Car imports face increase in duty

Car imports face increase in duty

On January 12 taxes on foreign vehicles both on cars and lorries are being raised for the coming nine months. For ordinary buyers this means a price hike on the market.

The new customs taxes for foreign cars imported to Russia have risen by 20-80 per cent depending on the age and type of the car. For example, for foreign cars less than five years old, tax has increased by 25-30 per cent.

According to old rates one had to pay from 0.85 to 1 euro per each cubic centimetre of the engine’s volume (depending on the volume of cylinders of the engine). The new rate is between 1.5 and 3.6 euros.

The press service of the Federal Customs Service of Russia has announced that the taxes for cars imported before January 12 will be calculated according to old rates.

Earlier Prime Minister Putin declared that by raising taxes on foreign cars, the authorities will protect the domestic car industry.

Vyacheslav Lysakov, the leader of the motorists’ movement ‘Freedom of Choice’, considers that even after the increase of taxes there will be no sharp increase in demand on Russian cars.

The European Commission considers raising taxes on imported cars by the Russian authorities illegal according to the bilateral agreement on WTO accession.

“The European Commission deeply regrets this position. This measure is contrary to an agreement that we made with Russia back in 2004 as a part of its entry into the WTO,” a representative EC said.

Meanwhile, in Vladivostok more than 3,500 cars wait in lines to be registered. More than 12,000 second-hand Japanese cars were imported through the port of Vladivostok during last days of December 2008 year and the first days of January 2009.

The raising of import duties on foreign cars has already been the cause of several large protest actions by motorists in Vladivostok. On December 20 and 21 special police units had to break up demonstrations, arresting 61 people in the process.

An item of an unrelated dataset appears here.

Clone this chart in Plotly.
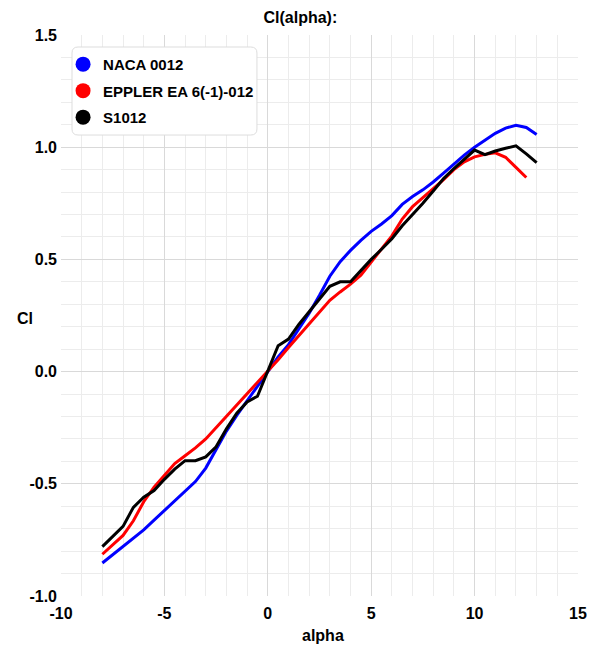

The demonstrations in Vladivostok were not the only protests by motorists in Russia.

In December such meetings were organised in Moscow and St.Petersburg, but only an estimated 25 people gathered at each instead of the expected 150. According to the pres-service of administration of the Sakhalin region in Russia’s Far East, in Yuzhno-Sakhalinsk the protest action was undertaken by between 500 and 700 people. In Barnaul a column of 150 cars proceeded along one of the central main streets, ending in a meeting of 500 people. In Blagoveshchensk nearly 300 people took part in protests, roughly the same as in Novosibirsk.

In January a meeting opposing the increase in duties was held in St.Petersburg. A demonstratoin in Blagoveshchensk in the Far East followed, with more than 100 people. Its participants addressed not only economic, but also political issues, calling for the resignation of Putin’s government.

In total in 2008 333,885 foreign cars passed through Vladivostok customs as they were imported into Russia, a total which represented a 20 % increase on 2007.